-- START OF Extracted information --

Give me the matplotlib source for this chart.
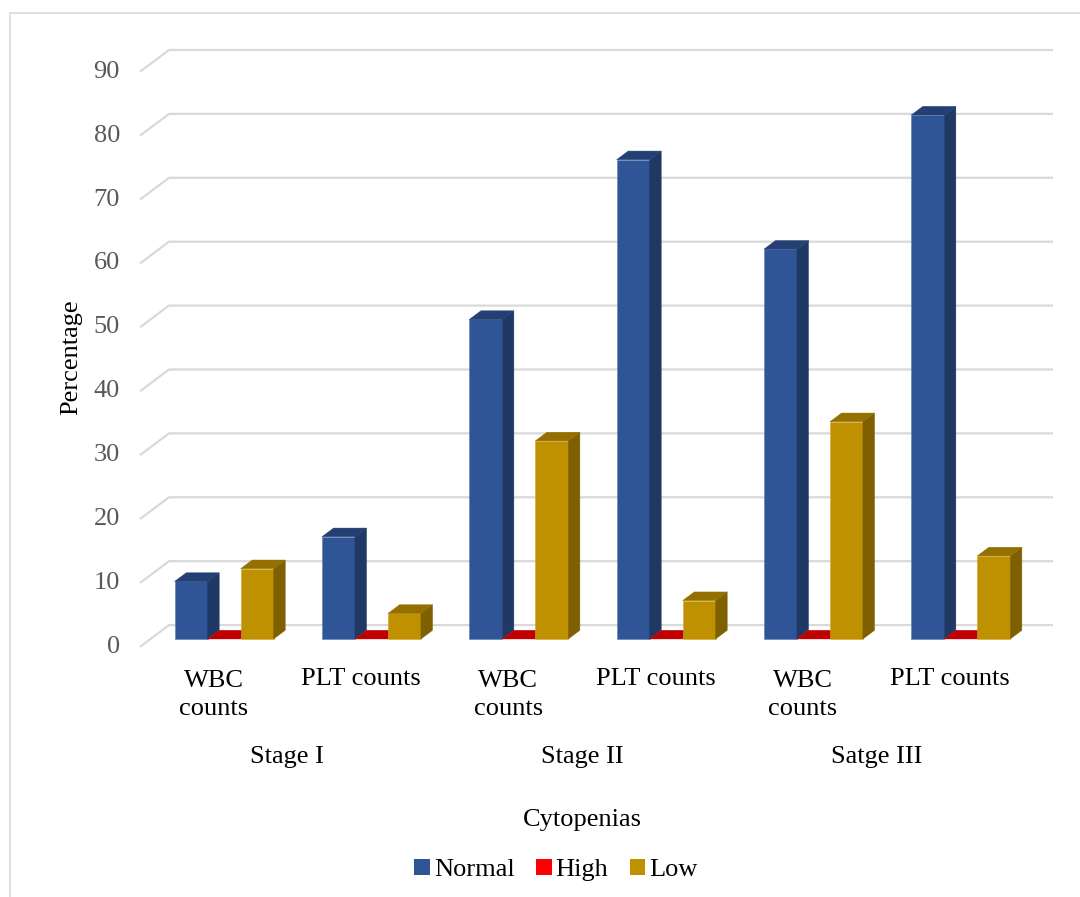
import matplotlib
matplotlib.use("Agg")
import matplotlib.pyplot as plt
from matplotlib.patches import Polygon, Rectangle, Patch
from matplotlib.transforms import blended_transform_factory

plt.rcParams['font.family'] = ['Liberation Serif', 'DejaVu Serif']

# data
categories = ["WBC\ncounts", "PLT counts", "WBC\ncounts", "PLT counts", "WBC\ncounts", "PLT counts"]
stages = ["Stage I", "Stage II", "Satge III"]
series = ["Normal", "High", "Low"]
normal = [9, 16, 50, 75, 61, 82]
high = [0, 0, 0, 0, 0, 0]
low = [11, 4, 31, 6, 34, 13]
yticks = list(range(0, 100, 10))

# front / side / top colours for each series
colors = {
    "Normal": ("#2F5597", "#203864", "#243F73"),
    "High": ("#FF0000", "#8B0000", "#C00000"),
    "Low": ("#BF9000", "#7F6000", "#957000"),
}

# oblique 3D projection settings (x in category units, y in value units)
DEPTH_DX = 0.197
DEPTH_DY = 3.4
BAR_W = 0.224
FRONT_F = 0.36
DEPTH_F = 0.40

fig = plt.figure(figsize=(10.8, 8.97), dpi=100)
W, H = 1080, 897

# light frame around the chart
fig.patches.append(Rectangle((10 / W, -0.05), 1.2, (1 - 13 / H) + 0.05, transform=fig.transFigure,
                             fill=False, edgecolor="#d9d9d9", linewidth=1.2))

ax = fig.add_axes([140 / W, 1 - 646.8 / H, 913 / W, (646.8 - 50) / H])
ax.set_xlim(0, 6 + DEPTH_DX)
ax.set_ylim(0, 90 + DEPTH_DY)
ax.axis("off")

# gridlines: short diagonal on the side wall, then along the back wall
for v in yticks:
    ax.plot([0, DEPTH_DX, len(categories) + DEPTH_DX], [v, v + DEPTH_DY, v + DEPTH_DY],
            color="#d9d9d9", linewidth=1.6, zorder=1, clip_on=False, solid_capstyle="butt")
    ax.text(-0.136, v, str(v), ha="right", va="center", fontsize=19, color="#595959")

# 3D bars
base = FRONT_F * DEPTH_DY
ddx = DEPTH_F * DEPTH_DX
ddy = DEPTH_F * DEPTH_DY
z = 3
values = {"Normal": normal, "High": high, "Low": low}
for i in range(len(categories)):
    center = i + 0.5 + FRONT_F * DEPTH_DX
    for j, name in enumerate(series):
        front, side, top = colors[name]
        val = values[name][i]
        x0 = center + (j - 1) * BAR_W - BAR_W / 2
        x1 = x0 + BAR_W
        y1 = base + val
        if val > 0:
            ax.bar(x0, val, width=BAR_W, bottom=base, align="edge", color=front,
                   edgecolor="#5b7bb5" if name == "Normal" else "#d4a82a", linewidth=0.4, zorder=z)
            ax.add_patch(Polygon([(x1, base), (x1 + ddx, base + ddy), (x1 + ddx, y1 + ddy), (x1, y1)],
                                 closed=True, facecolor=side, edgecolor=side, linewidth=0.3, zorder=z))
        ax.add_patch(Polygon([(x0, y1), (x1, y1), (x1 + ddx, y1 + ddy), (x0 + ddx, y1 + ddy)],
                             closed=True, facecolor=top, edgecolor=top, linewidth=0.3, zorder=z))
        z += 1

# category and stage labels
trans = blended_transform_factory(ax.transData, fig.transFigure)
for i, lab in enumerate(categories):
    if "\n" in lab:
        ax.text(i + 0.5, 1 - 695 / H, lab, ha="center", va="center", fontsize=19,
                color="#000000", transform=trans, linespacing=1.3)
    else:
        ax.text(i + 0.5, 1 - 679 / H, lab, ha="center", va="center", fontsize=19,
                color="#000000", transform=trans)
for k, st in enumerate(stages):
    ax.text(2 * k + 1, 1 - 757 / H, st, ha="center", va="center", fontsize=19,
            color="#000000", transform=trans)

ax.text(3, 1 - 820 / H, "Cytopenias", ha="center", va="center", fontsize=19,
        color="#000000", transform=trans)
fig.text(71 / W, 1 - 357 / H, "Percentage", rotation=90, ha="center", va="center",
         fontsize=19, color="#000000")

handles = [Patch(facecolor=colors[s][0], label=s) for s in series]
fig.legend(handles=handles, loc="center", bbox_to_anchor=(556 / W, 1 - 870 / H), ncol=3,
           frameon=False, fontsize=19, handlelength=0.6, handleheight=0.6,
           handletextpad=0.15, columnspacing=0.8, borderaxespad=0)

fig.savefig("out.png", dpi=100)
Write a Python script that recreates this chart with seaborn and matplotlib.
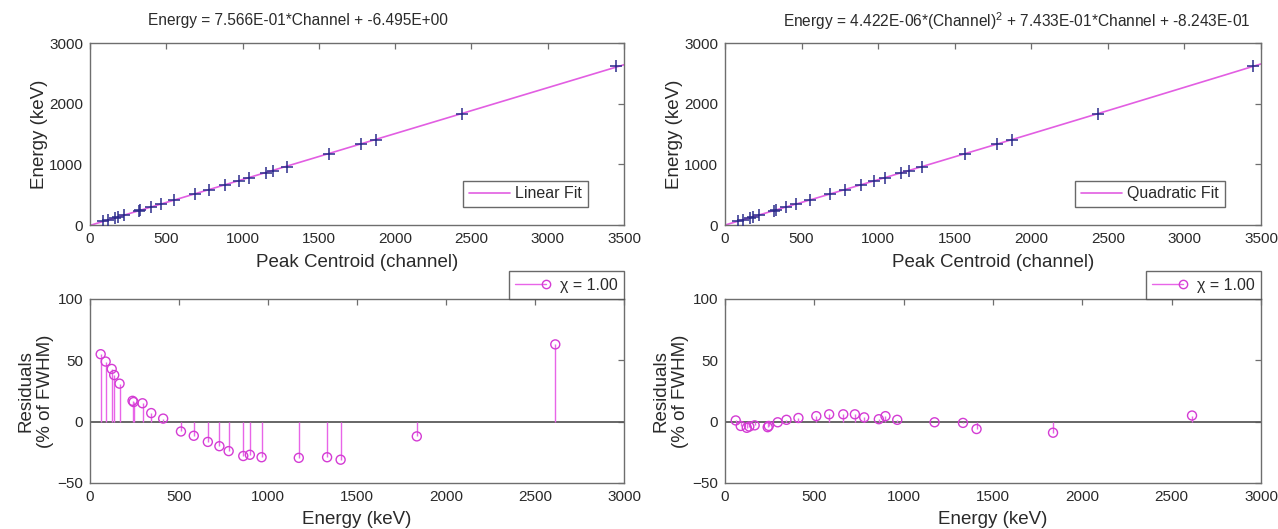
import numpy as np
import pandas as pd
import matplotlib
matplotlib.use("Agg")
import matplotlib.pyplot as plt
from matplotlib.lines import Line2D
from matplotlib.legend_handler import HandlerBase
import seaborn as sns

# Calibration peaks: gamma-line energy (keV) and fitted peak centroid (channel)
energy_kev = [60, 88, 122, 136, 166, 239, 245, 295, 344, 411, 511, 583, 662,
              727, 779, 861, 898, 964, 1173, 1332, 1408, 1836, 2614]
centroid_ch = [82, 119, 165, 184, 224, 322, 330, 397, 463, 552, 686, 782, 887,
               974, 1043, 1152, 1201, 1288, 1565, 1774, 1874, 2436, 3447]

# Residuals of each fit, in percent of peak FWHM
resid_linear = [55, 49, 43, 38, 31, 17, 16, 15, 7, 2.5, -8, -11.5, -16.5,
                -20, -24, -28, -27, -29, -29.5, -29, -31, -12, 63]
resid_quad = [1.0, -3.5, -5.0, -4.0, -3.0, -4.5, -3.5, -0.5, 1.5, 3.0, 4.5, 6.0,
              6.0, 6.0, 3.5, 2.0, 4.5, 1.5, -0.5, -1.0, -6.0, -9.0, 5.0]

# Fit coefficients (as printed in the panel titles)
lin_a, lin_b = 7.566e-01, -6.495e+00
quad_a, quad_b, quad_c = 4.422e-06, 7.433e-01, -8.243e-01

lin_title = "Energy = 7.566E-01*Channel + -6.495E+00"
quad_title = r"Energy = 4.422E-06*(Channel)$^{2}$ + 7.433E-01*Channel + -8.243E-01"
chi_label = "\u03c7 = 1.00"

sns.set_style("white")
plt.rcParams["font.family"] = ["Liberation Sans", "DejaVu Sans"]
plt.rcParams["mathtext.fontset"] = "custom"
plt.rcParams["mathtext.rm"] = "Liberation Sans"

FIT_COLOR = "#e25ee2"
STEM_COLOR = "#e865e8"
CIRC_COLOR = "#d43cd4"
PLUS_COLOR = "#2c2c8c"
AX_COLOR = "#6e6e6e"
TXT_COLOR = "#2a2a2a"
TICK_FS = 11
LABEL_FS = 13.5
TITLE_FS = 11.2
LEG_FS = 11.5

W, H = 1278, 529
fig = plt.figure(figsize=(W / 100, H / 100), dpi=100)


def px_axes(left, top, right, bottom):
    return fig.add_axes([left / W, 1 - bottom / H, (right - left) / W, (bottom - top) / H])


ax_tl = px_axes(90, 43, 624, 225)
ax_tr = px_axes(725, 43, 1261, 225)
ax_bl = px_axes(90, 299, 624, 483)
ax_br = px_axes(725, 299, 1261, 483)

cal = pd.DataFrame({"energy": energy_kev, "channel": centroid_ch,
                    "res_lin": resid_linear, "res_quad": resid_quad})
grid = pd.DataFrame({"channel": np.linspace(0, 3500, 300)})
grid["lin"] = lin_a * grid["channel"] + lin_b
grid["quad"] = quad_a * grid["channel"] ** 2 + quad_b * grid["channel"] + quad_c


def style_axes(ax):
    for s in ax.spines.values():
        s.set_color(AX_COLOR)
        s.set_linewidth(1.0)
    ax.tick_params(direction="in", top=True, right=True, length=4, width=0.9,
                   color=AX_COLOR, labelsize=TICK_FS, labelcolor=TXT_COLOR, pad=5)


# --- Calibration panels -------------------------------------------------------
for ax, col, lab, title, tx in [(ax_tl, "lin", "Linear Fit", lin_title, 298),
                                (ax_tr, "quad", "Quadratic Fit", quad_title, 1017)]:
    sns.lineplot(data=grid, x="channel", y=col, ax=ax, color=FIT_COLOR, lw=1.2,
                 label=lab, zorder=2)
    sns.scatterplot(data=cal, x="channel", y="energy", ax=ax, marker="+", s=70,
                    color=PLUS_COLOR, linewidth=1.1, zorder=3)
    ax.set_xlim(0, 3500)
    ax.set_ylim(0, 3000)
    ax.set_xticks(np.arange(0, 3501, 500))
    ax.set_yticks([0, 1000, 2000, 3000])
    ax.set_xlabel("Peak Centroid (channel)", fontsize=LABEL_FS, color=TXT_COLOR, labelpad=6)
    ax.set_ylabel("Energy (keV)", fontsize=LABEL_FS, color=TXT_COLOR, labelpad=1)
    style_axes(ax)
    leg = ax.legend(loc="lower right", bbox_to_anchor=(0.932, 0.10), fontsize=LEG_FS,
                    frameon=True, fancybox=False, handlelength=2.6, borderpad=0.35,
                    handletextpad=0.3, borderaxespad=0)
    leg.get_frame().set_edgecolor("#444444")
    leg.get_frame().set_linewidth(1.0)
    for t in leg.get_texts():
        t.set_color(TXT_COLOR)
    fig.text(tx / W, 1 - 21 / H, title, ha="center", va="center",
             fontsize=TITLE_FS, color=TXT_COLOR)


# --- Residual panels ----------------------------------------------------------
class StemHandler(HandlerBase):
    def create_artists(self, legend, orig_handle, xdescent, ydescent, width, height,
                       fontsize, trans):
        y = height / 2 - ydescent
        x0, x1 = -xdescent, -xdescent + width
        line = Line2D([x0, x1 - 4], [y, y], color=STEM_COLOR, lw=1.0)
        mark = Line2D([x1 - 4], [y], marker="o", ms=6, mfc="none",
                      mec=CIRC_COLOR, mew=1.0, ls="none")
        line.set_transform(trans)
        mark.set_transform(trans)
        return [line, mark]


for ax, col in [(ax_bl, "res_lin"), (ax_br, "res_quad")]:
    ax.axhline(0, color="#5a5a5a", lw=1.3, zorder=1)
    ax.vlines(cal["energy"], 0, cal[col], color=STEM_COLOR, lw=1.0, zorder=2)
    sns.scatterplot(data=cal, x="energy", y=col, ax=ax, marker="o", s=42,
                    facecolor="none", edgecolor=CIRC_COLOR, linewidth=1.0, zorder=3)
    ax.set_xlim(0, 3000)
    ax.set_ylim(-50, 100)
    ax.set_xticks(np.arange(0, 3001, 500))
    ax.set_yticks([-50, 0, 50, 100])
    ax.set_xlabel("Energy (keV)", fontsize=LABEL_FS, color=TXT_COLOR, labelpad=5)
    ax.set_ylabel("Residuals\n(% of FWHM)", fontsize=LABEL_FS, color=TXT_COLOR,
                  labelpad=2, linespacing=1.25)
    style_axes(ax)
    handle = Line2D([], [])
    leg = ax.legend([handle], [chi_label], handler_map={Line2D: StemHandler()},
                    loc="lower right", bbox_to_anchor=(1.0, 1.0), borderaxespad=0,
                    fontsize=LEG_FS, frameon=True, fancybox=False, handlelength=2.3,
                    borderpad=0.4, handletextpad=0.5)
    leg.get_frame().set_edgecolor("#444444")
    leg.get_frame().set_linewidth(1.0)
    for t in leg.get_texts():
        t.set_color(TXT_COLOR)

fig.savefig("out.png", dpi=100)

-- END OF Extracted information --

## What you have to do
Transcribe the opening line of the listing above, please, and every line after it through the line with "plt.rcParams['font.family'] = ['Liberation", word for word, without pictures.

## Task result
Give me the matplotlib source for this chart.
import matplotlib
matplotlib.use("Agg")
import matplotlib.pyplot as plt
from matplotlib.patches import Polygon, Rectangle, Patch
from matplotlib.transforms import blended_transform_factory

plt.rcParams['font.family'] = ['Liberation Serif', 'DejaVu Serif']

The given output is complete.